The question is, how much of the substance will be left after 3 hours? We have to carefully use all the information in these short sentences. Here’s how it works. First of all, we know that y of t is of the form y0 e to the k t. We’re also told that 200 grams reduces to 50 grams in one hour. That means that the 200 grams we had initially, the value of y0, when multiplied by e to the k times 1, will give you 50. We find e to the k equals a quarter.

We easily solve that simple equation, as we solved earlier ones, to find that k is minus ln 4– a negative number, because here, it’s a matter of decay rather than growth. Once we know the value of k, we can plug it in to find y of 3. After a little simplification, we find 50 over 16 grams. Now let me ask you a question. For the same radioactive substance, at which point will there be none left at all? When will the substance be completely gone? The answer is never, because a function like exponential of k t, although it goes down to 0, it decays towards 0 asymptotically, it never attains 0. So a radioactive substance is never completely gone. It’s eternal.

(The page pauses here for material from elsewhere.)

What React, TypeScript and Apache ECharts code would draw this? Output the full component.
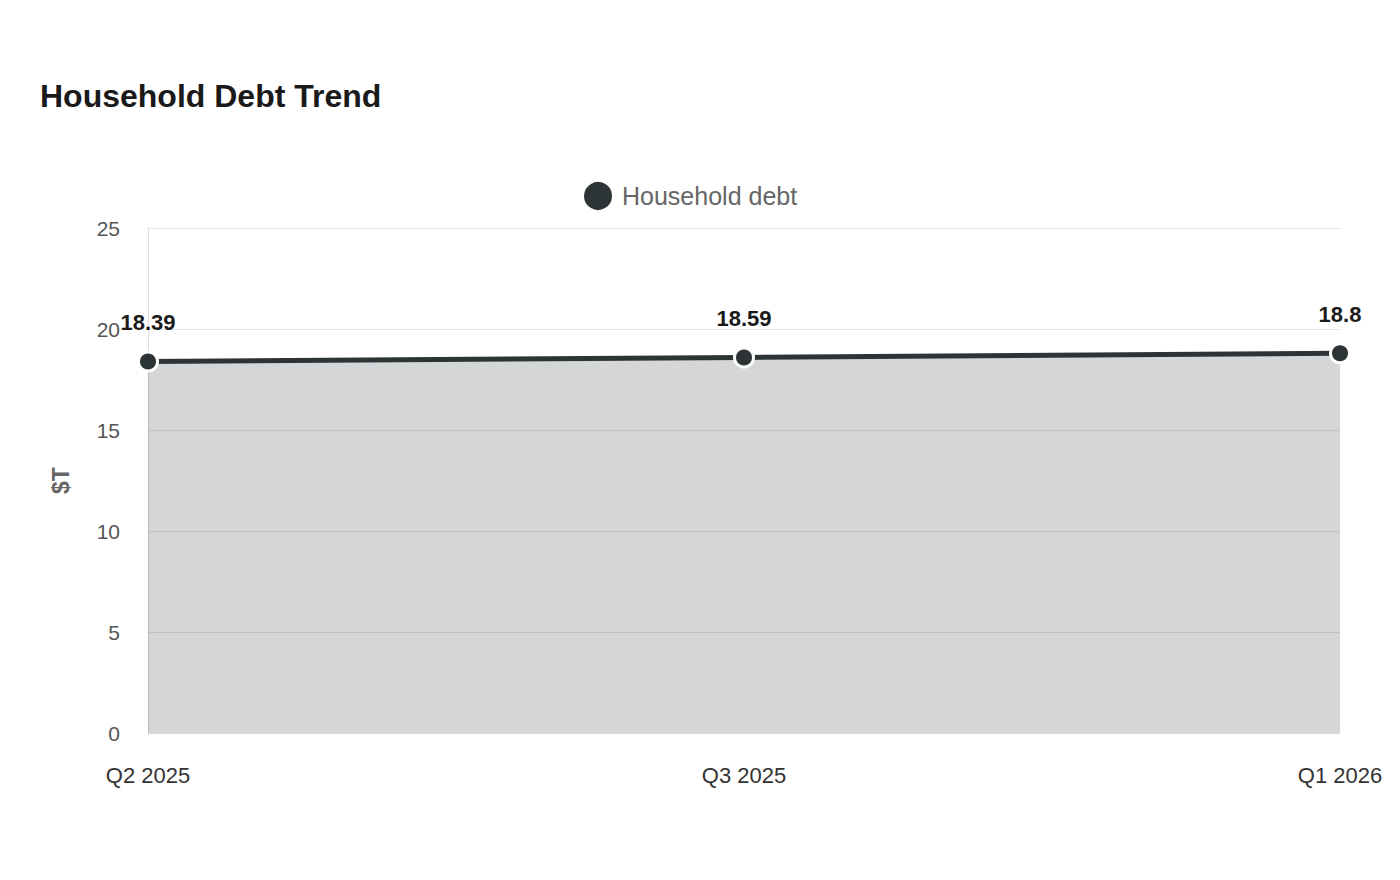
import React, { useEffect, useRef } from "react";
import * as echarts from "echarts";

const categories = ["Q2 2025", "Q3 2025", "Q1 2026"];
const debtValues = [18.39, 18.59, 18.8];
const seriesName = "Household debt";

const App = () => {
  const chartRef = useRef<HTMLDivElement | null>(null);

  useEffect(() => {
    const chart = echarts.init(chartRef.current as HTMLDivElement, null, { renderer: "svg" });
    chart.setOption({
      animation: false,
      textStyle: { fontFamily: "Liberation Sans, Arial, sans-serif" },
      // 标题
      title: {
        text: "Household Debt Trend",
        left: 27,
        top: 67,
        textStyle: { fontSize: 32, fontWeight: "bold", color: "#1a1a1a" },
      },
      legend: {
        top: 167,
        left: 569,
        icon: "circle",
        itemWidth: 30,
        itemHeight: 30,
        textStyle: { fontSize: 25, color: "#666666", padding: [0, 0, 0, 4] },
        data: [seriesName],
      },
      // 页面有 8px 的 body margin，这里按图表容器坐标换算
      grid: { left: 140, right: 52, top: 220, bottom: 139 },
      xAxis: {
        type: "category",
        data: categories,
        boundaryGap: false,
        axisTick: { show: false },
        axisLine: { lineStyle: { color: "#dddddd" } },
        axisLabel: { fontSize: 22, color: "#333333", margin: 31 },
      },
      yAxis: {
        type: "value",
        min: 0,
        max: 25,
        interval: 5,
        name: "$T",
        nameLocation: "middle",
        nameGap: 76,
        nameTextStyle: { fontSize: 23, fontWeight: "bold", color: "#666666" },
        axisLine: { show: true, lineStyle: { color: "#dddddd" } },
        axisTick: { show: false },
        axisLabel: { fontSize: 21, color: "#555555", margin: 28 },
        splitLine: { lineStyle: { color: "#e6e6e6" } },
      },
      series: [
        {
          name: seriesName,
          type: "line",
          data: debtValues,
          symbol: "circle",
          symbolSize: 19,
          lineStyle: { color: "#2d3436", width: 5 },
          itemStyle: { color: "#2d3436", borderColor: "#ffffff", borderWidth: 3 },
          areaStyle: { color: "#2d3436", opacity: 0.2 },
          label: {
            show: true,
            position: "top",
            distance: 17,
            fontSize: 22,
            fontWeight: "bold",
            color: "#1a1a1a",
          },
        },
      ],
    });
    return () => {
      chart.dispose();
    };
  }, []);

  return <div ref={chartRef} style={{ width: 1384, height: 864 }}></div>;
};

export default App;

It doesn’t have a finite life. And yet oddly enough, it has a half life. Now that sounds like a paradox. Let me explain. A well-known definition in physics is the half life of an exponentially decreasing quantity– that means the time required for the quantity to become half of what it was initially. That turns out not to depend on the actual quantity. It’s an intrinsic constant linked to the substance itself. Let’s look at the definition more carefully. You have a y of t, quantity y depending on t, that is decaying exponentially. That means, if you look at the graph of y, it’s going to be the graph of an exponential function with a negative exponent.

And we know that it’s going to go down towards 0 asymptotically. And its initial value is y0 at time t. Now if you look at y0 over 2, that’s a strictly positive quantity. And there will be, at some point, some time at which you hit that value. I’m going to call that time tau. You know, tau is another beautiful Greek letter that we like to use, especially for time– tau. Why is there such a tau? Well, there is such a tau, because the function y goes down to 0, and eventually, the graph must cross the value y0 over 2. And furthermore, there’s only one such point, because the function is strictly decreasing. And what defines the point tau?

Well, what defines it is that the value of y at tau– which, on the one hand, is equal to y0 e to the tau k– is 1/2 the initial value, 1/2 y0. So the y0 cancels from both sides, and you find a simple equation for tau, which you proceed to solve. And you find that tau is equal to minus k over ln 2. That’s a positive number, by the way. And that’s called the half life of the radioactive substance. It’s the usual measure by which you measure the persistence of a radioactive element.